IFIC researchers provide new insights into the “ghost particle” known as the neutrino
Researchers Gustavo Alcalá and Alejandro Algora from the Gamma and Neutron Spectroscopy group at the Institute of Corpuscular Physics (IFIC) —a joint center of the Spanish National Research Council (CSIC) and the University of Valencia (UV)— have led a study published in the prestigious journal Physical Review Letters. The aim of the study is to understand the properties of antineutrinos emitted in nuclear fission reactors.
Neutrinos are fundamental subatomic particles with an extremely small mass, close to zero, and no electric charge, which makes them invisible to electromagnetic fields. They are the second most abundant particles in the universe, generated in stars and cosmic explosions, and they can pass through the Earth without being detected. For this reason, they are known as “the ghost particle”.

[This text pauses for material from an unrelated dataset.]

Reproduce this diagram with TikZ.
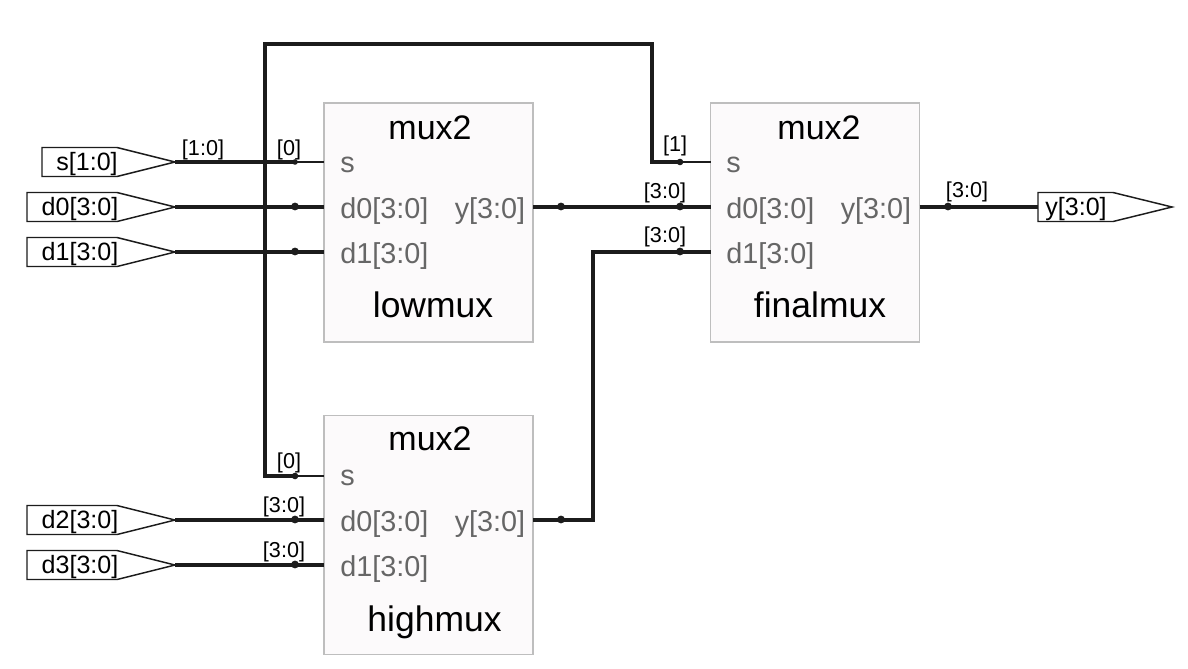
\documentclass[tikz,border=0pt]{standalone}
\usepackage{fontspec}
\setmainfont{Liberation Sans}
\usetikzlibrary{calc}
\definecolor{wirec}{HTML}{1C1C1C}
\definecolor{portc}{HTML}{666666}
\definecolor{boxf}{HTML}{FCFAFB}
\definecolor{boxd}{HTML}{BEBEBE}
\newcommand{\pinfont}{\fontsize{18.8pt}{20pt}\selectfont}
\newcommand{\titlefont}{\fontsize{25.5pt}{28pt}\selectfont}
\newcommand{\namefont}{\fontsize{26.6pt}{28pt}\selectfont}
\newcommand{\portfont}{\fontsize{21.6pt}{24pt}\selectfont}
\newcommand{\bitfont}{\fontsize{16.2pt}{18pt}\selectfont}
\tikzset{
  modbox/.style={draw=boxd,fill=boxf,line width=1.1pt,minimum width=156.75pt,minimum height=179.25pt,inner sep=0pt,outer sep=0pt},
  title/.style={font=\titlefont,text=black,anchor=base,inner sep=0pt},
  instname/.style={font=\namefont,text=black,anchor=base,inner sep=0pt},
  portl/.style={font=\portfont,text=portc,anchor=base west,inner sep=0pt},
  portr/.style={font=\portfont,text=portc,anchor=base east,inner sep=0pt},
  pinshape/.style={draw=wirec,fill=white,line width=1.1pt,line join=miter},
  pintext/.style={font=\pinfont,text=black,anchor=base,inner sep=0pt},
  bit/.style={font=\bitfont,text=black,anchor=base,inner sep=0pt},
  bus/.style={draw=wirec,line width=2.8pt,line join=miter},
  thinw/.style={draw=wirec,line width=1.1pt},
  jbig/.style={fill=wirec,draw=none},
}
\newcommand{\inpin}[5]{% name, left x, tip y, text centre x, text
  \draw[pinshape] (#2,#3-14.5) -- (117,#3-14.5) -- (175,#3) -- (117,#3+14.5) -- (#2,#3+14.5) -- cycle;
  \coordinate (#1) at (175,#3);
  \node[pintext] (#1t) at (#4,#3+8.5) {#5};
}
\newcommand{\jdot}[2]{\fill[jbig] (#1) ellipse [x radius=#2,y radius=#2];}
\begin{document}
\begin{tikzpicture}[x=0.75pt,y=-0.75pt]
\useasboundingbox (0,0) rectangle (1188,668);
\fill[white] (0,0) rectangle (1188,668);
% module boxes
\node[modbox] (lowmux) at (428.5,222.5) {};
\node[modbox] (highmux) at (428.5,535) {};
\node[modbox] (finalmux) at (815,222.5) {};
% ports
\foreach \m/\ys/\yza/\yzb in {lowmux/162/207/252,highmux/476/520/565,finalmux/162/207/252}{
  \coordinate (\m-s) at (\m.west |- 0,\ys);
  \coordinate (\m-d0) at (\m.west |- 0,\yza);
  \coordinate (\m-d1) at (\m.west |- 0,\yzb);
  \coordinate (\m-y) at (\m.east |- 0,\yza);
}
% pins
\inpin{s}{42}{162}{87}{s[1:0]}
\inpin{dzero}{27}{207}{80}{d0[3:0]}
\inpin{done}{27}{252}{80}{d1[3:0]}
\inpin{dtwo}{27}{520}{80}{d2[3:0]}
\inpin{dthree}{27}{565}{80}{d3[3:0]}
\draw[pinshape] (1038,192.5) -- (1113,192.5) -- (1172,207) -- (1113,221.5) -- (1038,221.5) -- cycle;
\coordinate (yout) at (1038,207);
\node[pintext] (youtt) at (1076,215.5) {y[3:0]};
% junction coordinates
\coordinate (js) at (295,162);
\coordinate (jf) at (680,162);
\coordinate (jh) at (295,476);
\coordinate (top) at (265,162);
\coordinate (topl) at (265,44);
\coordinate (topr) at (652,44);
% wires
\draw[bus] (s) -- (js);
\draw[thinw] (js) -- (lowmux-s);
\draw[bus] (jh) -| (top);
\draw[bus] (top) -- (topl) -- (topr) |- (jf);
\draw[thinw] (jf) -- (finalmux-s);
\draw[thinw] (jh) -- (highmux-s);
\draw[bus] (dzero) -- (lowmux-d0);
\draw[bus] (done) -- (lowmux-d1);
\draw[bus] (dtwo) -- (highmux-d0);
\draw[bus] (dthree) -- (highmux-d1);
\draw[bus] (lowmux-y) -- (finalmux-d0);
\coordinate (hbend) at (593,520);
\draw[bus] (highmux-y) -- (hbend) |- (finalmux-d1);
\draw[bus] (finalmux-y) -- (yout);
% junction dots
\jdot{js}{2.8}
\jdot{jf}{3.3}
\jdot{jh}{3.3}
\foreach \px/\py in {295/206.5,295/251.5,295/519.5,295/564.5,561/206.5,680/206.5,680/251.5,561/519.5,948/206.5}{
  \fill[jbig] (\px,\py) circle [radius=3.9];
}
% module text
\node[title] (lt) at (430,139.5) {mux2};
\node[instname] (ln) at (433,317) {lowmux};
\node[portl] (ls) at (340,172.5) {s};
\node[portl] (ld0) at (340,218) {d0[3:0]};
\node[portl] (ld1) at (340,263) {d1[3:0]};
\node[portr] (ly) at (525.5,218) {y[3:0]};
\node[title] (ht) at (430,450.5) {mux2};
\node[instname] (hn) at (434.5,631) {highmux};
\node[portl] (hs) at (340,485.5) {s};
\node[portl] (hd0) at (340,531) {d0[3:0]};
\node[portl] (hd1) at (340,576) {d1[3:0]};
\node[portr] (hy) at (525.5,531) {y[3:0]};
\node[title] (ft) at (819,139.5) {mux2};
\node[instname] (fn) at (820,317) {finalmux};
\node[portl] (fs) at (726,172.5) {s};
\node[portl] (fd0) at (726,218) {d0[3:0]};
\node[portl] (fd1) at (726,263) {d1[3:0]};
\node[portr] (fy) at (911.5,218) {y[3:0]};
% bit labels
\node[bit] (b1) at (203,155) {[1:0]};
\node[bit] (b2) at (289,155) {[0]};
\node[bit] (b3) at (675,151) {[1]};
\node[bit] (b4) at (665,198) {[3:0]};
\node[bit] (b5) at (665,242) {[3:0]};
\node[bit] (b6) at (967,197) {[3:0]};
\node[bit] (b7) at (289,468) {[0]};
\node[bit] (b8) at (284,512) {[3:0]};
\node[bit] (b9) at (284,557) {[3:0]};
\end{tikzpicture}
\end{document}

Every subatomic particle has its corresponding antiparticle (which has the same mass and spin as the particle, but with opposite electric charge and magnetic moment). Antineutrinos, the antiparticles of neutrinos, are emitted or produced during certain nuclear decays. Inside a nuclear reactor, unstable atomic nuclei are produced and decay in various ways. One of the most common forms is beta decay, in which the nucleus emits a beta particle (an electron) and an antineutrino.
Back in 2024, the Gamma and Neutron Spectroscopy group at IFIC, together with scientific teams from France, England, and Finland, announced the development of a new detection system intended to clarify some of the discrepancies between theoretical models and observed data in neutrino detection processes in nuclear reactors. The key to understanding these discrepancies, they stated, could lie in measuring the beta spectra of fission products. Now, this new detection system has borne fruit, and the group has published its results.
The study involved measurements of the shape of beta decay spectra that contribute most to the antineutrino spectrum of reactors, using high-purity radioactive beams produced at IGISOL, an internationally recognized Finnish experimental facility. Detecting emitted neutrinos to analyze their energy is extremely complex, but it is possible to infer it by measuring the energy of the beta particle, since both are linked by the principle of energy conservation. In other words, beta particles emitted in a reactor can be measured, and through them, antineutrinos can be studied.
With these results, Algora and Alcalá have succeeded in significantly correcting the calculated antineutrino spectrum of reactors, since the measurements focus on “a type of beta transition that represents a high percentage of the total and therefore directly affects the region of the spectrum that remains unexplained,” explains Alejandro Algora, principal investigator of the experimental proposal.
“These measurements,” adds Alcalá, “are the first of their kind performed with ultrapure radioactive beams, and they allow us to better assess the corrections used in the calculation of a reactor’s antineutrino spectrum.”
Thanks to the enormous number of antineutrinos emitted per second by a reactor (approx. 10²⁰), nuclear reactors have been highly relevant in the study of neutrino properties—such as their ability to transform from one type into another, a phenomenon known as neutrino oscillation—and, more importantly, they made it possible to directly demonstrate their existence for the first time.
It is now possible to monitor the power of a nuclear reactor using neutrino detectors. But these measurements could have major implications in the future: it may become possible to determine whether illegal manipulations of reactor fuel have occurred by measuring the antineutrino spectrum. Additionally, researchers believe it will eventually be possible to “see” what is happening inside a nuclear reactor through neutrinos.
The work, carried out within the framework of an international collaboration (IFIC–Subatech–Univ. Surrey–Univ. of Jyväskylä–Univ. Warsaw) and led by IFIC, is the first in a series of studies that will contribute to a better understanding of the anomalies that still persist in nuclear reactor neutrino physics.